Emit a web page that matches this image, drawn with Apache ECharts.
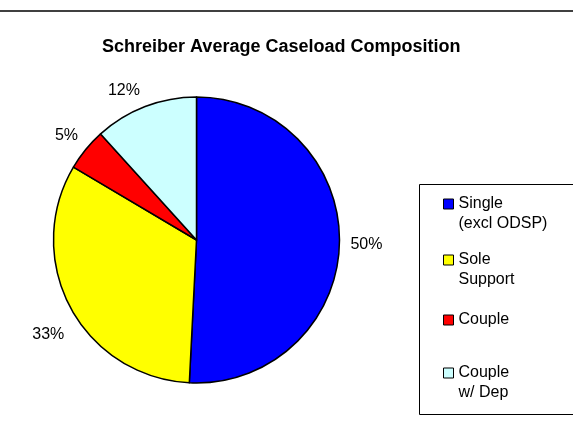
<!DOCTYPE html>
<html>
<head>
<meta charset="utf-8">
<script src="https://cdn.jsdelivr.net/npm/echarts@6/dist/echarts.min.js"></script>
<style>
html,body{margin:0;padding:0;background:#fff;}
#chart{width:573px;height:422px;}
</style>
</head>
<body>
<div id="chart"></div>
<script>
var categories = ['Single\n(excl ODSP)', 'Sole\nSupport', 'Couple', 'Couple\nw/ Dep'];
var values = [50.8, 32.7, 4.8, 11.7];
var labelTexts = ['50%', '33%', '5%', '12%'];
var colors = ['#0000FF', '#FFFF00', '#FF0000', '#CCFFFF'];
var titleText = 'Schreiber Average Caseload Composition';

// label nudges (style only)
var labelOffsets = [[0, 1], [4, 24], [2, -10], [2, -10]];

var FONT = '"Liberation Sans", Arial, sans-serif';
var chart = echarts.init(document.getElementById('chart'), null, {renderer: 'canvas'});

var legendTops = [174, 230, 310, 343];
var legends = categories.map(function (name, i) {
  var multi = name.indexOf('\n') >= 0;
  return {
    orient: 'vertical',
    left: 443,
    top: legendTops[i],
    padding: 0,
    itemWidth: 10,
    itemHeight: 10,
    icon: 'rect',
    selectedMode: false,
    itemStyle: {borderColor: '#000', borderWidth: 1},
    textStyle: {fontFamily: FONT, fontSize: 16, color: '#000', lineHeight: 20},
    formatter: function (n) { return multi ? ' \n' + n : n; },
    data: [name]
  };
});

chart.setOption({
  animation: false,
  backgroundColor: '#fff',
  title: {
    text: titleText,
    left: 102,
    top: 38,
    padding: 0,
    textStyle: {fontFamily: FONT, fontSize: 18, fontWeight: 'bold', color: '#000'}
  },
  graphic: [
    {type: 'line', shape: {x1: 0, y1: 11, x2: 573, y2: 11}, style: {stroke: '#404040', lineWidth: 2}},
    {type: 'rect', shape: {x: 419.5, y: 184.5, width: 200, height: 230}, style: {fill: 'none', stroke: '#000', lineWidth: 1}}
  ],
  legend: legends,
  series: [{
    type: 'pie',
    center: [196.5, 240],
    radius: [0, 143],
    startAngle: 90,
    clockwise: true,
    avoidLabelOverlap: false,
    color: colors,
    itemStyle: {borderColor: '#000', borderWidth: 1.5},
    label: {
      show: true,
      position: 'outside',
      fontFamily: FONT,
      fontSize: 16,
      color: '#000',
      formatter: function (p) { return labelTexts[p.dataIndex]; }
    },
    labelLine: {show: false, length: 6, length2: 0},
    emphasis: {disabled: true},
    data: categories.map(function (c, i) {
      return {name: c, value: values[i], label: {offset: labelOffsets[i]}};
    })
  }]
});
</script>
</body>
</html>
•••
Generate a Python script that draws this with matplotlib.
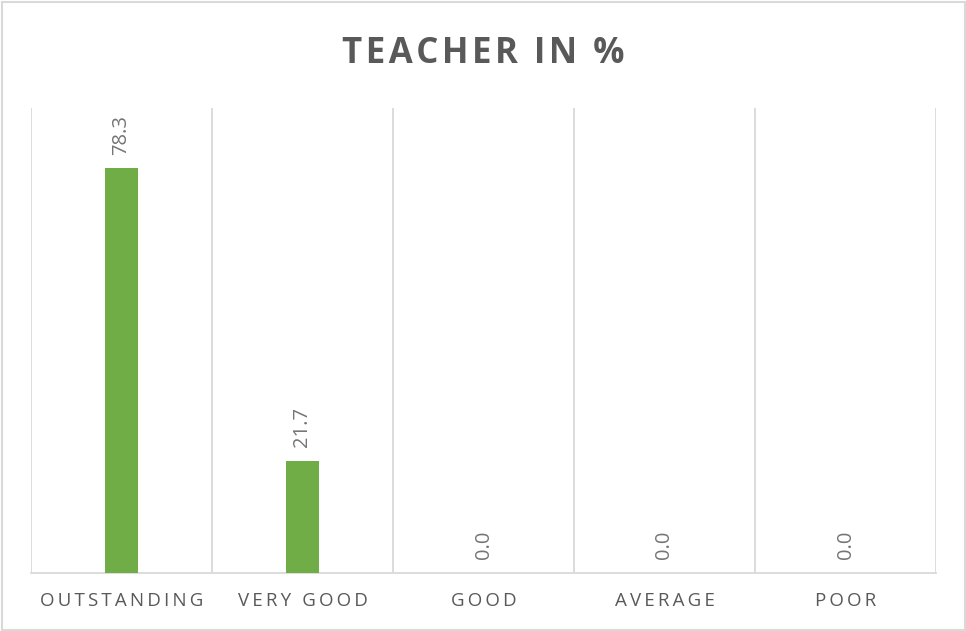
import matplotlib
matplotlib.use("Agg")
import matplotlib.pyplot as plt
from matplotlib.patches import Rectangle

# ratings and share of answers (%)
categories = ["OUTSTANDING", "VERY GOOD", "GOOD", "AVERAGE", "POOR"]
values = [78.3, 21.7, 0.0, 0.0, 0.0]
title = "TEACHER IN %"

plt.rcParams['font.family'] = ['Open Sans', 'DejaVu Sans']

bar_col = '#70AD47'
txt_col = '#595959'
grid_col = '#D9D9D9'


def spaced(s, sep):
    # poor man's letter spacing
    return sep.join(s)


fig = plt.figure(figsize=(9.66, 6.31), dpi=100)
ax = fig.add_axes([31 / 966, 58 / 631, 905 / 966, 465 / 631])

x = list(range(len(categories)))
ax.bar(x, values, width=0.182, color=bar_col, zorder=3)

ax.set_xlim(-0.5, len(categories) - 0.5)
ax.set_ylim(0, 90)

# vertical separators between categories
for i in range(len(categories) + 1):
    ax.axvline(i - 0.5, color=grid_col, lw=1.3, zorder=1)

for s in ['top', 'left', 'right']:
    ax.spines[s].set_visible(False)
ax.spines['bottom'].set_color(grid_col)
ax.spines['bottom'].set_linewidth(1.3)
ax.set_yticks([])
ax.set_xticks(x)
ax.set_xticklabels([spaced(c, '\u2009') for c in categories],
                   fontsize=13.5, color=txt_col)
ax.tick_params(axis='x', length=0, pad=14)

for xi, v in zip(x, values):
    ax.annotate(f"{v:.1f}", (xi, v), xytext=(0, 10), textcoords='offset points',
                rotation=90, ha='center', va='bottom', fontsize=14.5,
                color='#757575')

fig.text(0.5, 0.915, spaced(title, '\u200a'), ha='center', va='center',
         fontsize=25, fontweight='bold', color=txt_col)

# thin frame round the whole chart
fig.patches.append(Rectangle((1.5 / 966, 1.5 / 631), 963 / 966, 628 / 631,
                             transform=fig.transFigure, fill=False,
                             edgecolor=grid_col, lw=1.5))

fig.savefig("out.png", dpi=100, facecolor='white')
•••
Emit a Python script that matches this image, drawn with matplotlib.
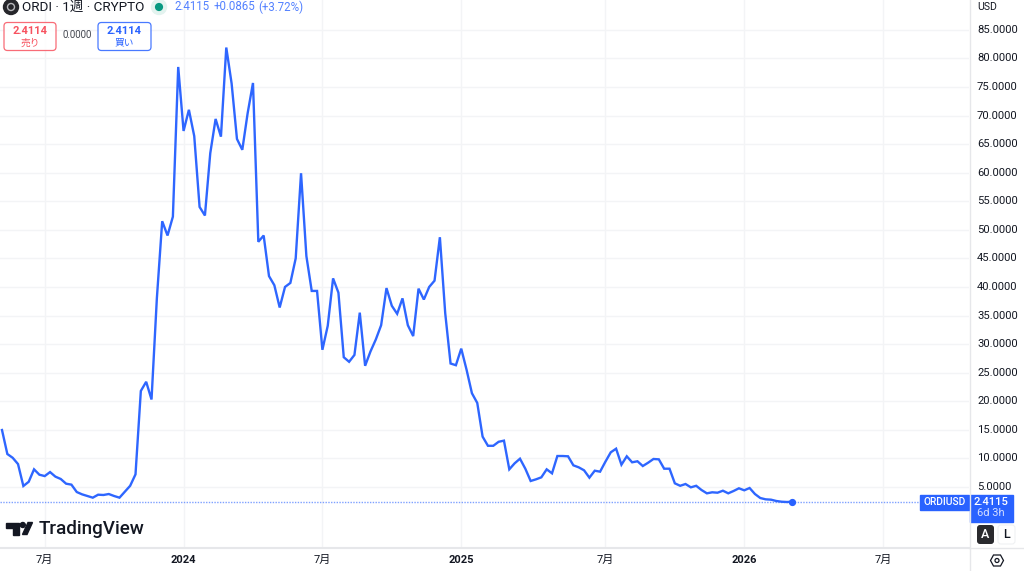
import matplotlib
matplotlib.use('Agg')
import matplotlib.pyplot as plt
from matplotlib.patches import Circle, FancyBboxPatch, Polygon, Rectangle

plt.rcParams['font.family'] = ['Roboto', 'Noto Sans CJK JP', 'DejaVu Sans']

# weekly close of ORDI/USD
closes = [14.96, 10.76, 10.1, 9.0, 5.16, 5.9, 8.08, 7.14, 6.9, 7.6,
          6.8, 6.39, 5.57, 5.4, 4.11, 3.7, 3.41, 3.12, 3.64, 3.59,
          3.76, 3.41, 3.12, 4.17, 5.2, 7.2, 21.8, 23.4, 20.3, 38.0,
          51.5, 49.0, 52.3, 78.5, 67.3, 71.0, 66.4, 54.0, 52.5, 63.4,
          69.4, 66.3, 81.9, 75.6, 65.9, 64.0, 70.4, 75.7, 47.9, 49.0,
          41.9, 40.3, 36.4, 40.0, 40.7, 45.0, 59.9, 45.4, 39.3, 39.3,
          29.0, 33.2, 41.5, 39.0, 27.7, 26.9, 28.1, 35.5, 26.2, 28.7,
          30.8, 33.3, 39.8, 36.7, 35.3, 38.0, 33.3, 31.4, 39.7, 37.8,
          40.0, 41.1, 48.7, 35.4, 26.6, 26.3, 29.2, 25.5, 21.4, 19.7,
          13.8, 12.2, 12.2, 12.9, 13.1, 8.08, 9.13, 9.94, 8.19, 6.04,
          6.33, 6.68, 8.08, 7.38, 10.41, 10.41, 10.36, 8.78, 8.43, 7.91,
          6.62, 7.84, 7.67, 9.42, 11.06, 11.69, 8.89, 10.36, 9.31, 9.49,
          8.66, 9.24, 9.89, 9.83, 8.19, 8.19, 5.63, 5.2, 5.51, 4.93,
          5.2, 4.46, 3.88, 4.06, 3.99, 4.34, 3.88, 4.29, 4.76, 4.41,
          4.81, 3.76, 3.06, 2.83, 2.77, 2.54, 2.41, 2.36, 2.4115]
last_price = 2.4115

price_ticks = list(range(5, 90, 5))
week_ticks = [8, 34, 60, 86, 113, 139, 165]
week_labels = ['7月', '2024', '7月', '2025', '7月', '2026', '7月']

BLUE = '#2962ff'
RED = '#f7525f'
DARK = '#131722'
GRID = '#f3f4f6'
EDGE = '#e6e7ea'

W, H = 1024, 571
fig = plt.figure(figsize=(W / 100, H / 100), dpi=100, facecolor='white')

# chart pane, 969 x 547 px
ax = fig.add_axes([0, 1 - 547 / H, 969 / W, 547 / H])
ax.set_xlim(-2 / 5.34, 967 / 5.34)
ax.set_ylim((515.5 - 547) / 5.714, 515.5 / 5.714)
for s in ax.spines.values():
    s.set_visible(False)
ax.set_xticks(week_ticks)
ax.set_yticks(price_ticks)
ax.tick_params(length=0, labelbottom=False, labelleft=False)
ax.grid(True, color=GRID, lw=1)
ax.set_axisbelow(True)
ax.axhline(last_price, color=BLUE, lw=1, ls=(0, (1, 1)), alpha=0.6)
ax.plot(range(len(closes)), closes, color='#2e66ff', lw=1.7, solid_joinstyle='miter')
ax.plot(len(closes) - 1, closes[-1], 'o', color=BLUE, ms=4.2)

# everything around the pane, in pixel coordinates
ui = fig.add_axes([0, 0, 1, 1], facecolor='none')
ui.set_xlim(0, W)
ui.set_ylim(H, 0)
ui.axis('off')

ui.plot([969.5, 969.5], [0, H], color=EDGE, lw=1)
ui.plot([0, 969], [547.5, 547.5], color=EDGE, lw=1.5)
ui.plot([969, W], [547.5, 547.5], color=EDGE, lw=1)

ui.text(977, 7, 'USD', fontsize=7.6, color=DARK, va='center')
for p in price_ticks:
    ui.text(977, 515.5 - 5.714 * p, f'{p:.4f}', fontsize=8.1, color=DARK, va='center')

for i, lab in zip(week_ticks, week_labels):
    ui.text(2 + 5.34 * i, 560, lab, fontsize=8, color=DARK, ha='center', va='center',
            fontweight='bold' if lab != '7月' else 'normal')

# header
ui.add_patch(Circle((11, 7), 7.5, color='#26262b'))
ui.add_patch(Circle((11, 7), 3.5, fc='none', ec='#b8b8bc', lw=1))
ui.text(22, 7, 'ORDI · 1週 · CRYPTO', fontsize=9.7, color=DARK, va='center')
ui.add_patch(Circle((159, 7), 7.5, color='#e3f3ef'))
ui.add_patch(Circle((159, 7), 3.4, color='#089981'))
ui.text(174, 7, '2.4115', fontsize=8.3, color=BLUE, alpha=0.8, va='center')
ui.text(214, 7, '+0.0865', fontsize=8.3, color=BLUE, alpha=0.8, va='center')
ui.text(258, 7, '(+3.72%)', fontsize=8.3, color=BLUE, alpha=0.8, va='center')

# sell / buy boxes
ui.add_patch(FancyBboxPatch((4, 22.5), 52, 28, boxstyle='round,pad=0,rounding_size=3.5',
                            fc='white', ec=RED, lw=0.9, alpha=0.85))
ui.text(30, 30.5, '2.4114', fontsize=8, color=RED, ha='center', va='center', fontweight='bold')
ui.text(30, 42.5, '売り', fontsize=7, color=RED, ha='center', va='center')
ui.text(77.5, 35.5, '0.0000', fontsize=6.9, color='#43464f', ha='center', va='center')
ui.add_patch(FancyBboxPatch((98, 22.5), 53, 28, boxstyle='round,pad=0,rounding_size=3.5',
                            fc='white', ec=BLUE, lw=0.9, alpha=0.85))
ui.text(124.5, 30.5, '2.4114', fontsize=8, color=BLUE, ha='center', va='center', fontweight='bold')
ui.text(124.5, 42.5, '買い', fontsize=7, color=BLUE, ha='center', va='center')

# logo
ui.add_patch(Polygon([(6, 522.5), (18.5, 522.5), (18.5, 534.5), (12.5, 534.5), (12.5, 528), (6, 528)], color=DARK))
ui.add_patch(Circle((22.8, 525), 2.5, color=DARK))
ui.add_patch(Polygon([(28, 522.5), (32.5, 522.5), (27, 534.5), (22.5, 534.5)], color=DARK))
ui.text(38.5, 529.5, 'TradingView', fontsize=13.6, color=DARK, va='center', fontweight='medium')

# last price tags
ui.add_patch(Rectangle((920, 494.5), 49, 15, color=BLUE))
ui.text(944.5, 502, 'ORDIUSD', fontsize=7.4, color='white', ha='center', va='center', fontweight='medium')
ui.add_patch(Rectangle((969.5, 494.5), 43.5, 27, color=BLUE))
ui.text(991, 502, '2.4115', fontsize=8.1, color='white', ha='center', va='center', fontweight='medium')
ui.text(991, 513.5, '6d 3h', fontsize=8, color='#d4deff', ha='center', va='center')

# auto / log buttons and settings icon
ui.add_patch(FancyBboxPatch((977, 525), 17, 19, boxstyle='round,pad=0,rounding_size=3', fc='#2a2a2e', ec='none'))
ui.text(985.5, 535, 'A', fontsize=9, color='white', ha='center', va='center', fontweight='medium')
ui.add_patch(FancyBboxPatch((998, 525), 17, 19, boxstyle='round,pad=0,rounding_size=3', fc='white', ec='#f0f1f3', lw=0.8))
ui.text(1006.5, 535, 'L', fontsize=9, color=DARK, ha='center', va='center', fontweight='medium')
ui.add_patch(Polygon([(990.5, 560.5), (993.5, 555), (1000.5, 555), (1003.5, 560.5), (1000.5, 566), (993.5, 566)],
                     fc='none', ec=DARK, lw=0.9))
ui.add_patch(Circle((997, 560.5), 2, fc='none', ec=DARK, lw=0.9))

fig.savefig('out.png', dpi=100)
•••
§ **Objective**:
Report each line in the preceding entries that holds the string "matplotlib".

§ **Answer to this task**:
Generate a Python script that draws this with matplotlib.
import matplotlib
matplotlib.use("Agg")
import matplotlib.pyplot as plt
from matplotlib.patches import Rectangle
Emit a Python script that matches this image, drawn with matplotlib.
import matplotlib
matplotlib.use('Agg')
import matplotlib.pyplot as plt
from matplotlib.patches import Circle, FancyBboxPatch, Polygon, Rectangle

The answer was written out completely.